Sai Priya's troubles with health began even before the baby was born. She was not keeping well. One night, she had so much trouble breathing that Shiva, then an Aircel employee, rushed her to a local hospital. Doctors advised her to have the baby before term through a C-section surgery; otherwise, they said, mother and child would both be in danger.
After the baby was born, Priya recovered relatively quickly from the operation and the troubling symptoms she was going through. In the next two weeks, her physical discomfort vanished. But she worried about her baby. The baby had not yet been breastfed, and was covered in tubes and needles under the ventilator. She was thin and cried every time she was touched.

Hospital bills kept mounting. When Shiva and Priya were sure that their worry over their newborn's condition could not make their misery worse, Shiva lost his job. He had been earning about Rs. 15,000 a month, a sum enough to take care of all wants and needs of their little family, but not nearly enough to set aside a fund for emergencies. Indeed, Shiva says, they had never foreseen that there might be an emergency to take them by surprise, much less a calamity that would involve the health, the life, of their baby.
To pay for the treatment that the baby is receiving, Shiva has borrowed heavily from friends and relatives.
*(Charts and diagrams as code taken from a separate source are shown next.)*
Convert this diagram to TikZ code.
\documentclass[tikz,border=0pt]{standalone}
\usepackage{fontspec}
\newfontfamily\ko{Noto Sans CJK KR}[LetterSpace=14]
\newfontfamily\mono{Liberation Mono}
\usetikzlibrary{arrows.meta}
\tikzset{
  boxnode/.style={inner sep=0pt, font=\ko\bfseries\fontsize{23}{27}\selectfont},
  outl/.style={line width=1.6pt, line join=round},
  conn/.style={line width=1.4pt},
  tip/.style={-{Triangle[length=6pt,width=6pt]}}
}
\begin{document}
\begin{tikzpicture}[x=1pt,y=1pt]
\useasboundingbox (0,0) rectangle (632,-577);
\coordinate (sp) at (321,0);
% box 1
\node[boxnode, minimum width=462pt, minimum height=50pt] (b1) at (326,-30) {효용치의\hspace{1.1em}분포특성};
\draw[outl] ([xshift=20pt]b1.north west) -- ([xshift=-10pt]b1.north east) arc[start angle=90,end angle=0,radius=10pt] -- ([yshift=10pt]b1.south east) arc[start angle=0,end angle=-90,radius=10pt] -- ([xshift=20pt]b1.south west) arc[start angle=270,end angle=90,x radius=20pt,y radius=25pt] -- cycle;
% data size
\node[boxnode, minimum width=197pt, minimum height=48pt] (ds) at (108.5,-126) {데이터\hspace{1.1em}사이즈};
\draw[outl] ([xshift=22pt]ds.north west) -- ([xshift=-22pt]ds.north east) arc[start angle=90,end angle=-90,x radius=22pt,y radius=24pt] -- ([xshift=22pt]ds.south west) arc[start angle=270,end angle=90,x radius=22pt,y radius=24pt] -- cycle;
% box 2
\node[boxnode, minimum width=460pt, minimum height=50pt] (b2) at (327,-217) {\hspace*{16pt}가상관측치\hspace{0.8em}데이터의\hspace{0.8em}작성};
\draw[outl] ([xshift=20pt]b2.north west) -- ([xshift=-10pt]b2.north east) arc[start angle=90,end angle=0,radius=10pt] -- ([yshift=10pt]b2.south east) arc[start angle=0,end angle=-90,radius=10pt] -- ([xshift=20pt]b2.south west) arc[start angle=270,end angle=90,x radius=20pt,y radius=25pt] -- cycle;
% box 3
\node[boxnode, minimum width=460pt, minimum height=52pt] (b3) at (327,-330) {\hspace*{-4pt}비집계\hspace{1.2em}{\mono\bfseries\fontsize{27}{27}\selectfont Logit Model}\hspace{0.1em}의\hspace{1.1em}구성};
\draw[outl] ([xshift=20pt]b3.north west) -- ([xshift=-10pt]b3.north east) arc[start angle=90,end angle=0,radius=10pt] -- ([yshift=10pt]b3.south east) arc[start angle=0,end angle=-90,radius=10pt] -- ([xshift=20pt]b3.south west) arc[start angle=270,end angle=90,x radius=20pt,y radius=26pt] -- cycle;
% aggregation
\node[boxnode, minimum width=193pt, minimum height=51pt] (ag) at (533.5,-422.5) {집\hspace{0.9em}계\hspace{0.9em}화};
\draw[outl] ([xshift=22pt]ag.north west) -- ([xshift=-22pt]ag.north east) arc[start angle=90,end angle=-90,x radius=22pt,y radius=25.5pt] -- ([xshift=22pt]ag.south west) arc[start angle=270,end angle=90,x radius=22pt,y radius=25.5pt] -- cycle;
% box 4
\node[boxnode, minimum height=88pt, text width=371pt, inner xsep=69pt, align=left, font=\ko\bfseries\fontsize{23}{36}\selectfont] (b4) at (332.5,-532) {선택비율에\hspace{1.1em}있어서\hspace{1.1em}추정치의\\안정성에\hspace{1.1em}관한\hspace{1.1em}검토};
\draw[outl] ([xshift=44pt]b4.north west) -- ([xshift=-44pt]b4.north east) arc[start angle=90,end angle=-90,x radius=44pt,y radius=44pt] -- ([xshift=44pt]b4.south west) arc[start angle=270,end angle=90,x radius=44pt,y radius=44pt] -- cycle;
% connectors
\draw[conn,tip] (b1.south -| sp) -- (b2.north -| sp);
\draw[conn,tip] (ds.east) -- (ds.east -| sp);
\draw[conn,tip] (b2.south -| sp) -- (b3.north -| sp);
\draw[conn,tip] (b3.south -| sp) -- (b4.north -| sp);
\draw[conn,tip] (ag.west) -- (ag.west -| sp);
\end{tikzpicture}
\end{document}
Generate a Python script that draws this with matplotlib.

When the hospital presented a bill of Rs. 4.5 lakhs in May, he had to sell his ancestral gold jewelry to raise the amount. Neither Shiva nor Priya have an iota of regret about losing their possessions. "Our baby has to come home soon, and everything else is secondary to that," Priya says without a quiver in her voice.

It will cost another Rs. 8 lakhs in treatment costs for the baby to recover.
This is a desperate time for Shiva and Priya. They have no money to pay for their baby's treatment, and no source of income. Raising Rs. 8 lakhs will be an impossibility unless a magic panacea appears.